- WHAT IS EXPECTED
Repeat the listing below word for word, stopping after the line that contains "from bokeh.resources import INLINE".

- DATA BLOCK

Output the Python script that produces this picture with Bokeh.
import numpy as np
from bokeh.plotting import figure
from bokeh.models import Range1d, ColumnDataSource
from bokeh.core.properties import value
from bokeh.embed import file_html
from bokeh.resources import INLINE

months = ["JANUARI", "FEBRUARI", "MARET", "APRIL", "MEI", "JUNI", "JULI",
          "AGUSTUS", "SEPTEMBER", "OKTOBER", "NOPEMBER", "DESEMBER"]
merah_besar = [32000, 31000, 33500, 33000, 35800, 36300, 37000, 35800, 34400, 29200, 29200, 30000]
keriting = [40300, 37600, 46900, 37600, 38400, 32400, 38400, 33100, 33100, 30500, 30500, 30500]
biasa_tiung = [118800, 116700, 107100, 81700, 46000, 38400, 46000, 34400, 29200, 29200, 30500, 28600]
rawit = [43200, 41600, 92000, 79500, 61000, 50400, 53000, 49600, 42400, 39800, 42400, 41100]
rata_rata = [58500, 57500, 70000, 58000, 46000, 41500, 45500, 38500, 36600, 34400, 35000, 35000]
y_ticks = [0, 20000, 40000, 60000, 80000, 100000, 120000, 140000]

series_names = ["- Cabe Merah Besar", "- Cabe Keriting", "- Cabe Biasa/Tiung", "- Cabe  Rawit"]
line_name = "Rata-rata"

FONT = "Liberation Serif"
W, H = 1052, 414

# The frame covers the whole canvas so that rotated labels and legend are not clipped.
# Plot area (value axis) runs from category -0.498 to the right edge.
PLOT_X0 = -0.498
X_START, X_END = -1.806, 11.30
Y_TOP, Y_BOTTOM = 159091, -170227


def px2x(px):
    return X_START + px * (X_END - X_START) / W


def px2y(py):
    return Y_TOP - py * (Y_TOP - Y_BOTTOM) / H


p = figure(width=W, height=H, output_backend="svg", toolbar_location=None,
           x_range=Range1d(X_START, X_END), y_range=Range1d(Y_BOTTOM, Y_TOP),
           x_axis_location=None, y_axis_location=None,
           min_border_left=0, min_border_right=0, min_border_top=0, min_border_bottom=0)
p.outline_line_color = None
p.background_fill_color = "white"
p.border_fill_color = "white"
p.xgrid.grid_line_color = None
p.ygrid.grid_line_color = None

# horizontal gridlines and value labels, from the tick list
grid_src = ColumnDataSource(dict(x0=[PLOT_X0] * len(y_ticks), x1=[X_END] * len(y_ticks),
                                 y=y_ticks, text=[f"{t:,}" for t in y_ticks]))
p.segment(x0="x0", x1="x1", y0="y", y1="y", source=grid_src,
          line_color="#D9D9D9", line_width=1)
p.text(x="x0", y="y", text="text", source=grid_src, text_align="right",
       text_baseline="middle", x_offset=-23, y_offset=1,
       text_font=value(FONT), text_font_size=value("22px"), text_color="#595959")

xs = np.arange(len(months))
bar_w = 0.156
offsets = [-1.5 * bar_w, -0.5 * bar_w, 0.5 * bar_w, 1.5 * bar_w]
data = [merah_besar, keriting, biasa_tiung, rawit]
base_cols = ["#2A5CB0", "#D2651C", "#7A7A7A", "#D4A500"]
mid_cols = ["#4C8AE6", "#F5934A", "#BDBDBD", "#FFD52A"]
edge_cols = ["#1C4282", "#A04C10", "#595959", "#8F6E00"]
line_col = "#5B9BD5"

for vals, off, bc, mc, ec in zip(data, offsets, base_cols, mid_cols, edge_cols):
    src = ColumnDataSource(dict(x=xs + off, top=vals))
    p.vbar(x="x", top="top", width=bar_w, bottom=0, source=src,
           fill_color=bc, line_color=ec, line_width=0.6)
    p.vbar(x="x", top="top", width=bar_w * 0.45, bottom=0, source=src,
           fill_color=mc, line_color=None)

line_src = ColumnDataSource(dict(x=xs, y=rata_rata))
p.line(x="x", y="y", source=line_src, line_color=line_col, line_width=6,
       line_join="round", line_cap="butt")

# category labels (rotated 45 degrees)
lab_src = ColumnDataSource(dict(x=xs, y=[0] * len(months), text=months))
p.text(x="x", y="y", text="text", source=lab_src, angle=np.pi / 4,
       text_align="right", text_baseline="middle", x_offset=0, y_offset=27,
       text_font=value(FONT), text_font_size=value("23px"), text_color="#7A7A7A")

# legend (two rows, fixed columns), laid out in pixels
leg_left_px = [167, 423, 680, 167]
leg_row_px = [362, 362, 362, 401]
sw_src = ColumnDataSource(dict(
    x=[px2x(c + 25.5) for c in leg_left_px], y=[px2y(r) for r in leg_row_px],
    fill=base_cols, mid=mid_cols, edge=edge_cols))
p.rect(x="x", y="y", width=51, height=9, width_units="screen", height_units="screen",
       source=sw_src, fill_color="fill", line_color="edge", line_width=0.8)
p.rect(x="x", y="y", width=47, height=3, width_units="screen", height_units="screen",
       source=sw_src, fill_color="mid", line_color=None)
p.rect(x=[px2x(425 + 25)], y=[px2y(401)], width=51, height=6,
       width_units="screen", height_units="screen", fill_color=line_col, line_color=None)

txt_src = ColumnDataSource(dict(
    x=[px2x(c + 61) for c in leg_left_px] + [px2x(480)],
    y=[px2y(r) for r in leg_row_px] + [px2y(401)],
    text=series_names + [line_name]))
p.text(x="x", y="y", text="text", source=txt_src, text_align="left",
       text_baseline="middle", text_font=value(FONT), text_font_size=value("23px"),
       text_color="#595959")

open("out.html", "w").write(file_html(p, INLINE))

- ANSWER FOR THE TASK
Output the Python script that produces this picture with Bokeh.
import numpy as np
from bokeh.plotting import figure
from bokeh.models import Range1d, ColumnDataSource
from bokeh.core.properties import value
from bokeh.embed import file_html
from bokeh.resources import INLINE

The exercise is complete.